Рассматривая историю вопроса соотношения религии и правовых норм (III–IV вв.), В. Н. Еремин отмечает, что на первоначальном этапе становления государственности в Японии была характерна слитность правовых, моральных и религиозных воззрений. Вначале религия практически являлась основой функциональной регуляции. Идеологическая роль религии в осуществлении власти была исключительно велика. Религиозным авторитетом был создан базис для политической власти, который использовался императором в объединении независимых групп кровных родственников. Зачатки права и правосудия возникали и развивались неотделимо от религиозных норм [692] .
По словам Нисихара Харуо, в древнейшей Японии уголовное право «было весьма простым и носило характер религиозных проклятий» [693] .
В области, близкой к современному уголовному и уголовно-процессуальному праву, сформировалось протоправо, регулировавшее вопросы преступления; назначения наказаний и их исполнения; цуцуми какусу – сокрытие преступления (т. е. преступление есть деяние, вызывающее гнев богов и поэтому требующее своего сокрытия); хараэ, или хараи, – очищение (если преступление вызвало гнев богов, они могут быть умиротворены только через очищение, состоящее в жертвоприношении хараэ-цумоно, сопровождаемом молитвой богам); мисоги – другая форма очищения (погружение в реку для смывания грязи течением). При этом вина конкретного лица не индивидуализировалась, существовала солидарная ответственность перед богами. Наряду с возложением санкции на совершившего преступление индивида, сообщество, к которому он принадлежал (включая главу рода), должно было для снятия загрязнения (преступления) совершить в качестве искупления общий обряд. В тогдашнем уголовном праве привлекает внимание разделение преступлений на две группы – преступления против неба (амацуцуми) и преступления против племенного союза (куницуцуми), а также институт искупления этих преступлений (хараи). В первую группу входили восемь преступлений, представляющих собой главным образом посягательства на нормальное занятие земледелием, в особенности – на организацию орошения, а во вторую – четырнадцать преступлений, среди которых важное место занимали нарушения запретов в области сексуальной жизни.

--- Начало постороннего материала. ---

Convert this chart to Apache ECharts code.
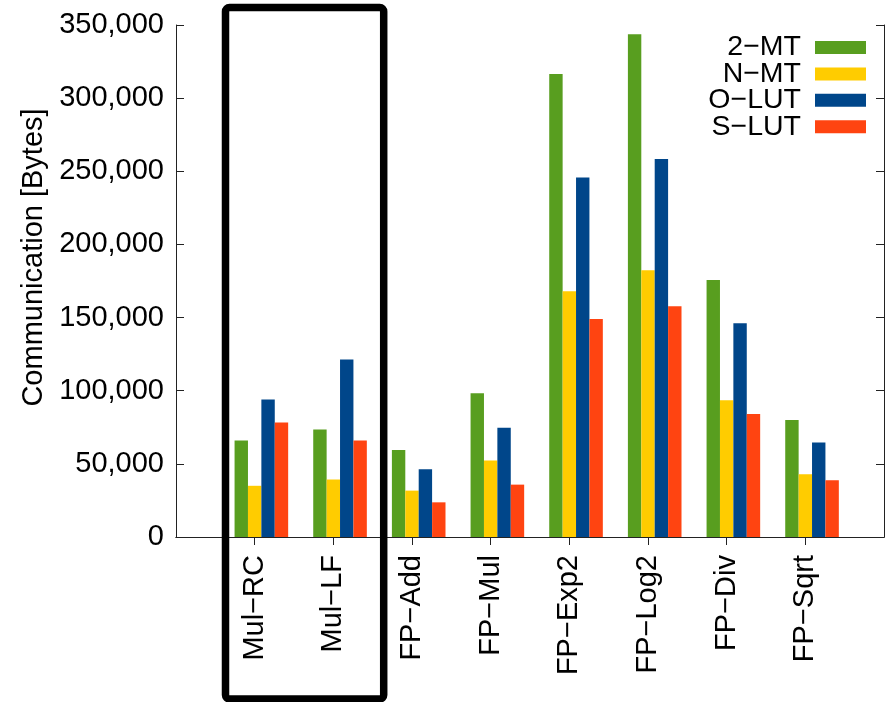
<!DOCTYPE html>
<html>
<head>
<meta charset="utf-8">
<script src="https://cdn.jsdelivr.net/npm/echarts@6/dist/echarts.min.js"></script>
<style>
html,body{margin:0;padding:0;background:#fff;}
#chart{width:887px;height:702px;}
</style>
</head>
<body>
<div id="chart"></div>
<script>
// ---- data ----
const categories = ['Mul\u2212RC', 'Mul\u2212LF', 'FP\u2212Add', 'FP\u2212Mul', 'FP\u2212Exp2', 'FP\u2212Log2', 'FP\u2212Div', 'FP\u2212Sqrt'];
const seriesNames = ['2\u2212MT', 'N\u2212MT', 'O\u2212LUT', 'S\u2212LUT'];
const mt2  = [66000, 73500, 59500, 98300, 316500, 343600, 175600, 80000];
const mtN  = [35000, 39300, 31700, 52300, 168000, 182400, 93500, 42900];
const lutO = [94000, 121300, 46300, 74600, 245800, 258400, 146200, 64600];
const lutS = [78300, 65900, 23700, 35800, 149100, 157800, 84100, 38800];
const yTicks = [0, 50000, 100000, 150000, 200000, 250000, 300000, 350000];

// ---- chart ----
const colors = ['#589E1F', '#FFCC00', '#00468A', '#FF4411'];
const values = [mt2, mtN, lutO, lutS];
// padded category list: empty slot at each end so categories sit at 1..8 of a 0..9 range
const xCats = [''].concat(categories, ['']);
const pad = arr => [null].concat(arr, [null]);
const FONT = 'Liberation Sans, Arial, Helvetica, sans-serif';

const series = [{
  name: '_spacer', type: 'bar', data: pad(categories.map(() => null)),
  barWidth: 13.4, barGap: '0%', silent: true
}];
seriesNames.forEach((n, i) => {
  series.push({
    name: n, type: 'bar', data: pad(values[i]),
    barWidth: 13.4, barGap: '0%',
    itemStyle: { color: colors[i] }
  });
});

const tickFilter = (idx) => idx > 0 && idx < xCats.length - 1;

const chart = echarts.init(document.getElementById('chart'), null, { renderer: 'canvas' });
chart.setOption({
  animation: false,
  backgroundColor: '#fff',
  grid: { left: 176, right: 3, top: 25, bottom: 165, containLabel: false },
  legend: {
    data: seriesNames,
    orient: 'vertical',
    right: 16, top: 28,
    align: 'right',
    icon: 'rect',
    itemWidth: 51, itemHeight: 13,
    itemGap: -2.6,
    selectedMode: false,
    textStyle: { fontFamily: FONT, fontSize: 28.5, color: '#000', lineHeight: 26.7, padding: [0, 9, 0, 0] }
  },
  xAxis: [{
    type: 'category', data: xCats, boundaryGap: false, position: 'bottom',
    axisLine: { lineStyle: { color: '#222', width: 1 } },
    axisTick: { show: true, inside: false, length: 8, interval: tickFilter, lineStyle: { color: '#222' } },
    axisLabel: { interval: 0, rotate: 90, margin: 18, fontFamily: FONT, fontSize: 29, color: '#000' },
    splitLine: { show: false }
  }, {
    type: 'category', data: xCats, boundaryGap: false, position: 'top',
    axisLine: { lineStyle: { color: '#222', width: 1 } },
    axisTick: { show: true, inside: false, length: 8, interval: tickFilter, lineStyle: { color: '#222' } },
    axisLabel: { show: false },
    splitLine: { show: false }
  }],
  yAxis: [{
    type: 'value', min: yTicks[0], max: yTicks[yTicks.length - 1], interval: yTicks[1] - yTicks[0],
    position: 'left',
    name: 'Communication [Bytes]', nameLocation: 'middle', nameGap: 127,
    nameTextStyle: { fontFamily: FONT, fontSize: 29, color: '#000', padding: [0, 0, 0, 47] },
    axisLine: { show: true, lineStyle: { color: '#222', width: 1 } },
    axisTick: { show: true, inside: true, length: 8, lineStyle: { color: '#222' } },
    axisLabel: { margin: 12, fontFamily: FONT, fontSize: 29, color: '#000',
      formatter: v => v.toLocaleString('en-US') },
    splitLine: { show: false }
  }, {
    type: 'value', min: yTicks[0], max: yTicks[yTicks.length - 1], interval: yTicks[1] - yTicks[0],
    position: 'right',
    axisLine: { show: true, lineStyle: { color: '#222', width: 1 } },
    axisTick: { show: true, inside: true, length: 8, lineStyle: { color: '#222' } },
    axisLabel: { show: false },
    splitLine: { show: false }
  }],
  series: series,
  graphic: [{
    type: 'rect', z: 100,
    shape: { x: 225.5, y: 7.5, width: 158.2, height: 691.5, r: 4 },
    style: { fill: 'none', stroke: '#000', lineWidth: 7.5 }
  }]
});
</script>
</body>
</html>
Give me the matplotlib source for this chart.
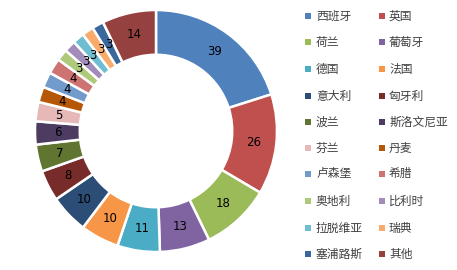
import matplotlib
matplotlib.use("Agg")
import matplotlib.pyplot as plt
from matplotlib.patches import Rectangle

categories = ["西班牙", "英国", "荷兰", "葡萄牙", "德国", "法国", "意大利", "匈牙利",
              "波兰", "斯洛文尼亚", "芬兰", "丹麦", "卢森堡", "希腊", "奥地利", "比利时",
              "拉脱维亚", "瑞典", "塞浦路斯", "其他"]
values = [39, 26, 18, 13, 11, 10, 10, 8, 7, 6, 5, 4, 4, 4, 3, 3, 3, 3, 3, 14]
colors = ["#4F81BD", "#C0504D", "#9BBB59", "#8064A2", "#4BACC6", "#F79646",
          "#2C4D75", "#772C2A", "#5F7530", "#4D3B62", "#E6B9B8", "#B65708",
          "#729ACA", "#CD7371", "#AFC97A", "#A48CBA", "#6FBDD1", "#F9AB6B",
          "#3A679C", "#954140"]

W, H = 457, 270
fig = plt.figure(figsize=(W / 100, H / 100), dpi=100)
fig.patch.set_facecolor("white")

cx, cy, R = 156, 131, 121
ax = fig.add_axes([(cx - R) / W, (H - cy - R) / H, 2 * R / W, 2 * R / H])
ring = 0.37
wedges, texts = ax.pie(values, colors=colors, startangle=90, counterclock=False,
                       labels=[str(v) for v in values], labeldistance=1 - ring / 2,
                       wedgeprops=dict(width=ring, edgecolor="white", linewidth=1.8),
                       textprops=dict(fontsize=8.5, color="black", ha="center", va="center",
                                      family="DejaVu Sans"))
for t in texts:
    t.set_ha("center")
    t.set_va("center")
ax.set_xlim(-1, 1)
ax.set_ylim(-1, 1)
ax.set_aspect("equal")

# legend, row-wise two columns
col_mx = [305, 379]
col_tx = [316, 389]
row_y = [16, 42, 69, 96, 122, 148, 174, 201, 228, 254]
for i, (name, c) in enumerate(zip(categories, colors)):
    col, row = i % 2, i // 2
    y = row_y[row]
    fig.patches.append(Rectangle((col_mx[col] / W, (H - y - 3) / H), 6 / W, 6 / H,
                                 transform=fig.transFigure, facecolor=c, edgecolor="none"))
    fig.text(col_tx[col] / W, (H - y) / H, name, ha="left", va="center",
             fontsize=8.5, color="#404040",
             family=["Noto Sans CJK SC", "DejaVu Sans"])

fig.savefig("out.png", dpi=100)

Первая группа также включала повреждение ирригационных систем, засевание чужого поля, злонамеренное нарушение установки вешек, разделяющих рисовые участки, т. е. деяния, влекущие угрозу для сельскохозяйственных работ, следовательно – для самой жизни людей. Идеология криминализации подобных деяний была естественной для земледельческого общества. Включалась в первую группу и «черная магия» – сдирание кожи заживо, сдирание кожи в сторону головы, оставление экскрементов в местах, принадлежащих другому лицу. Криминализация некоторых из этих деяний предположительно связана с религиозными мотивами – с посягательством на душу животного.
Преступления второй группы включали вооруженное нападение, «черную магию» (в форме нарезания мяса живого или мертвого животного, а также лишение жизни животных, принадлежащих другим лицам, с помощью магических средств), половые преступления и извращения (половая связь с материю или дочерью, скотоложство), понесение ущерба от змеи, ветра, птиц, четвероногих и насекомых и даже некоторые заболевания (альбинизм и фурункулез). Очевидно, что понятие преступления было более широким, чем в наши дни, а болезни и стихийные бедствия относили к преступлениям, поскольку считали эти явления загрязнением людей в силу обращенного на них гнева богов.
Начиная с IV века в учении о наказании фрагментарно реализовалось влияние китайских воззрений, что выражалось в применении смертной казни, каторжных работ, ссылки, наказания путем битья бамбуковыми палками и прутьями. Эти наказания применялись за убийство, кражу, поджог и похищение. «Преступления против небес» наказывались изгнанием, в тяжких случаях – полным лишением виновника правовой защиты, мучительными наказаниями, такими, как вырывание ногтей и др.